Data lines >>
★ ★ ★ ★

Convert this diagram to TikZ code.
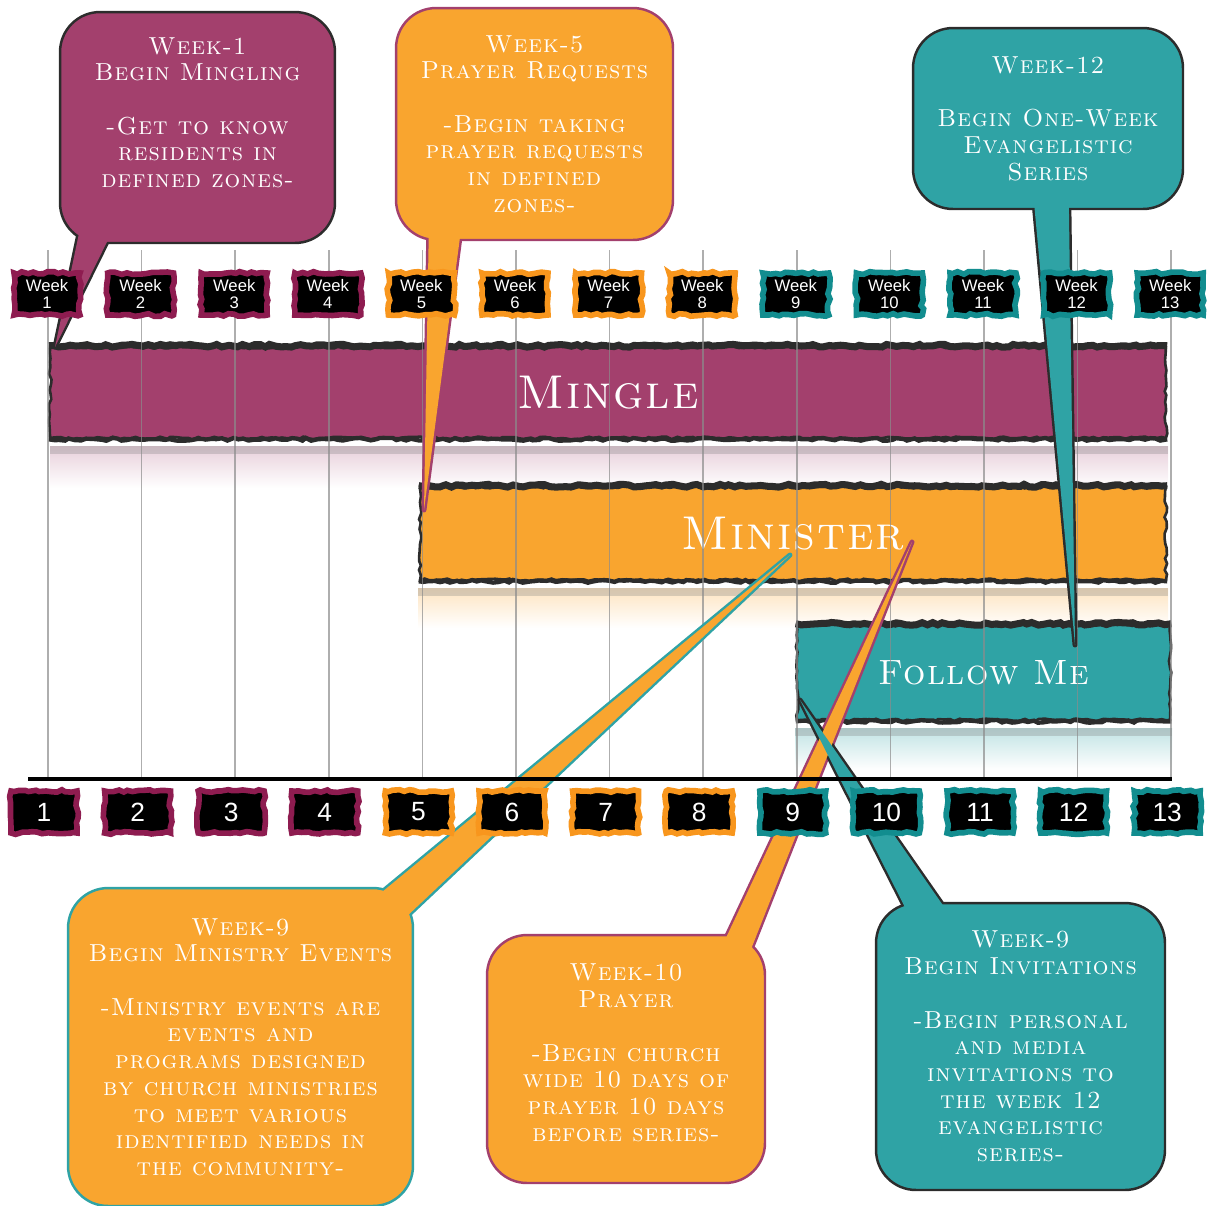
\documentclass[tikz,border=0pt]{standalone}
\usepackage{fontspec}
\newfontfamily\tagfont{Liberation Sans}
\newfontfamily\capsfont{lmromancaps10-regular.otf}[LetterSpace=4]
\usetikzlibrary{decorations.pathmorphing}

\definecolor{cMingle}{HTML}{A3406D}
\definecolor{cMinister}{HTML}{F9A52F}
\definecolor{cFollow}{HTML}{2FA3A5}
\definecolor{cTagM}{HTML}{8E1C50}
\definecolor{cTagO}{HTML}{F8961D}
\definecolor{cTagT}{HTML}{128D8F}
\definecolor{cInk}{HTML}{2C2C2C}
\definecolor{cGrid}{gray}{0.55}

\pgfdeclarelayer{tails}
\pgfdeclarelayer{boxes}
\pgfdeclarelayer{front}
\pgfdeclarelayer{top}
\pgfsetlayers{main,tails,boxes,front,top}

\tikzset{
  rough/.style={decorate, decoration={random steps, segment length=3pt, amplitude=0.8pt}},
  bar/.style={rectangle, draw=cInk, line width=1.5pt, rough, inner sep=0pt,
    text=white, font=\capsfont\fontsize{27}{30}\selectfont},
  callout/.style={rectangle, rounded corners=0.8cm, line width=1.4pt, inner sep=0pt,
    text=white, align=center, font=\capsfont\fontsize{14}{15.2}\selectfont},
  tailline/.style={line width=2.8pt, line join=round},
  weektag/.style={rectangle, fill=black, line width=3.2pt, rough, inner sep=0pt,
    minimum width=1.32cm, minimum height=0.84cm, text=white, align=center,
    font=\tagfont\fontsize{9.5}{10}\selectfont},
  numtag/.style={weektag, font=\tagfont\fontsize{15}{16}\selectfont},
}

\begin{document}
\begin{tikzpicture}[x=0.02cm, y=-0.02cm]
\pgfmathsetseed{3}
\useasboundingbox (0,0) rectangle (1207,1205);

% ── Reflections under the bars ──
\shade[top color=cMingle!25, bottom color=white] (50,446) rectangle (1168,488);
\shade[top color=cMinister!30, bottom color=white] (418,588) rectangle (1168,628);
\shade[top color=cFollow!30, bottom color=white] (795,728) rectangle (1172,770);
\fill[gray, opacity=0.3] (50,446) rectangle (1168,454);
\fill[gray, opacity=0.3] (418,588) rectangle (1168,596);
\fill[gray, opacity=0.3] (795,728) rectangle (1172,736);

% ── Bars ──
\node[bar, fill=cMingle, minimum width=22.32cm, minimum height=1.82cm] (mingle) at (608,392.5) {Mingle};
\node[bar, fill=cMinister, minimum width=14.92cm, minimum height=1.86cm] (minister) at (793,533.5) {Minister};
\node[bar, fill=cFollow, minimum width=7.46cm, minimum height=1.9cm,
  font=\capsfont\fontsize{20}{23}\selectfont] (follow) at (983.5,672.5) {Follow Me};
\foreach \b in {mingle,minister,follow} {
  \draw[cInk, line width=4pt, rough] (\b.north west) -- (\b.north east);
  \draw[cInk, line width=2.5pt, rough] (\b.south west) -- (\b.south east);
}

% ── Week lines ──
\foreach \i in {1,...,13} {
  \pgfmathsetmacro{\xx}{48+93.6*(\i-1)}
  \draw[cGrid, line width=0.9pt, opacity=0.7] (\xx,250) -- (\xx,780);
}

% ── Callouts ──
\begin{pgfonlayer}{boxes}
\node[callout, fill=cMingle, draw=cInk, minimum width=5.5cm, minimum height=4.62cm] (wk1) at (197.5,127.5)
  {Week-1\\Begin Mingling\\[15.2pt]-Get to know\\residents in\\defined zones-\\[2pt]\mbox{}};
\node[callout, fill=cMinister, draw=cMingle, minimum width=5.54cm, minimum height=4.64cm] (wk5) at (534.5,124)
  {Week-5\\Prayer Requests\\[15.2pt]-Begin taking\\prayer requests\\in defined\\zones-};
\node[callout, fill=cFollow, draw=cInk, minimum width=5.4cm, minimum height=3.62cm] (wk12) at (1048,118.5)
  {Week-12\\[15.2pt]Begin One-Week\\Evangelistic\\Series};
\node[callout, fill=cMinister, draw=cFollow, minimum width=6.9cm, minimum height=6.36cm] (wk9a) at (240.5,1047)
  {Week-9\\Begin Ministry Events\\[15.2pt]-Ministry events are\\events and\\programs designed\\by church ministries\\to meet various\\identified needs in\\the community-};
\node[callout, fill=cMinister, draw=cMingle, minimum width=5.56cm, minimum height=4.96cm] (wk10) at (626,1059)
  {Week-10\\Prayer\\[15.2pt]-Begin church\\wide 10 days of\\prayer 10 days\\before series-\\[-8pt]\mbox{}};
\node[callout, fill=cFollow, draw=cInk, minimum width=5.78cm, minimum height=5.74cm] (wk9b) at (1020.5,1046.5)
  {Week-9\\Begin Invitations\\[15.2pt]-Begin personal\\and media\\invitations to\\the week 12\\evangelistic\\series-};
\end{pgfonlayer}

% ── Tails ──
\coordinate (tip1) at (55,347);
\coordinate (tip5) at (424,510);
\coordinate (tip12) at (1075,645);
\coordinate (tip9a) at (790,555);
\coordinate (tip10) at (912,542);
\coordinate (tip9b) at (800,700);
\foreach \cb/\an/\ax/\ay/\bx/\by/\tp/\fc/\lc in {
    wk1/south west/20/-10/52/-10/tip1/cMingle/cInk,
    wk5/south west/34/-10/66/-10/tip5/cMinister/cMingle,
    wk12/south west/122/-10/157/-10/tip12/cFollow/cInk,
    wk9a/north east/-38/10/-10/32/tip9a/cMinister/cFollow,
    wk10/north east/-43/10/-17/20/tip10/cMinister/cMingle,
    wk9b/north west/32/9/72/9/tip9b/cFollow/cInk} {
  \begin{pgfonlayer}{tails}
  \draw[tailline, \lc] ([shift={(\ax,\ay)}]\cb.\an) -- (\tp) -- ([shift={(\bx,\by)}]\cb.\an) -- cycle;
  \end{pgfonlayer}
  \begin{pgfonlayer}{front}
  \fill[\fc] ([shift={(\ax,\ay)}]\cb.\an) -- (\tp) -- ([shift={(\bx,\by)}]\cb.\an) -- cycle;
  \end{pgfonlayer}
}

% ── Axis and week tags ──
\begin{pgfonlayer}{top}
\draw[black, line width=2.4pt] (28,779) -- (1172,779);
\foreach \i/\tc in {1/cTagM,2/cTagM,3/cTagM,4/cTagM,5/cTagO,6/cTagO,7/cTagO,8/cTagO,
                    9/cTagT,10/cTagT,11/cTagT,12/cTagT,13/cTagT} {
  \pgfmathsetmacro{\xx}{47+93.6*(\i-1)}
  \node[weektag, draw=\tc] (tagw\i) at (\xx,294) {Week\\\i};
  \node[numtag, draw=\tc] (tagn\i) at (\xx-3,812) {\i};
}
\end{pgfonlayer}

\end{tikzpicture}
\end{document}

★ ★ ★ ★

The task >> Up to and including the line containing "(795,728) rectangle (1172,736);", repeat every line from the start of the data, but none of the pictures.

Solution below >>
Convert this diagram to TikZ code.
\documentclass[tikz,border=0pt]{standalone}
\usepackage{fontspec}
\newfontfamily\tagfont{Liberation Sans}
\newfontfamily\capsfont{lmromancaps10-regular.otf}[LetterSpace=4]
\usetikzlibrary{decorations.pathmorphing}

\definecolor{cMingle}{HTML}{A3406D}
\definecolor{cMinister}{HTML}{F9A52F}
\definecolor{cFollow}{HTML}{2FA3A5}
\definecolor{cTagM}{HTML}{8E1C50}
\definecolor{cTagO}{HTML}{F8961D}
\definecolor{cTagT}{HTML}{128D8F}
\definecolor{cInk}{HTML}{2C2C2C}
\definecolor{cGrid}{gray}{0.55}

\pgfdeclarelayer{tails}
\pgfdeclarelayer{boxes}
\pgfdeclarelayer{front}
\pgfdeclarelayer{top}
\pgfsetlayers{main,tails,boxes,front,top}

\tikzset{
  rough/.style={decorate, decoration={random steps, segment length=3pt, amplitude=0.8pt}},
  bar/.style={rectangle, draw=cInk, line width=1.5pt, rough, inner sep=0pt,
    text=white, font=\capsfont\fontsize{27}{30}\selectfont},
  callout/.style={rectangle, rounded corners=0.8cm, line width=1.4pt, inner sep=0pt,
    text=white, align=center, font=\capsfont\fontsize{14}{15.2}\selectfont},
  tailline/.style={line width=2.8pt, line join=round},
  weektag/.style={rectangle, fill=black, line width=3.2pt, rough, inner sep=0pt,
    minimum width=1.32cm, minimum height=0.84cm, text=white, align=center,
    font=\tagfont\fontsize{9.5}{10}\selectfont},
  numtag/.style={weektag, font=\tagfont\fontsize{15}{16}\selectfont},
}

\begin{document}
\begin{tikzpicture}[x=0.02cm, y=-0.02cm]
\pgfmathsetseed{3}
\useasboundingbox (0,0) rectangle (1207,1205);

% ── Reflections under the bars ──
\shade[top color=cMingle!25, bottom color=white] (50,446) rectangle (1168,488);
\shade[top color=cMinister!30, bottom color=white] (418,588) rectangle (1168,628);
\shade[top color=cFollow!30, bottom color=white] (795,728) rectangle (1172,770);
\fill[gray, opacity=0.3] (50,446) rectangle (1168,454);
\fill[gray, opacity=0.3] (418,588) rectangle (1168,596);
\fill[gray, opacity=0.3] (795,728) rectangle (1172,736);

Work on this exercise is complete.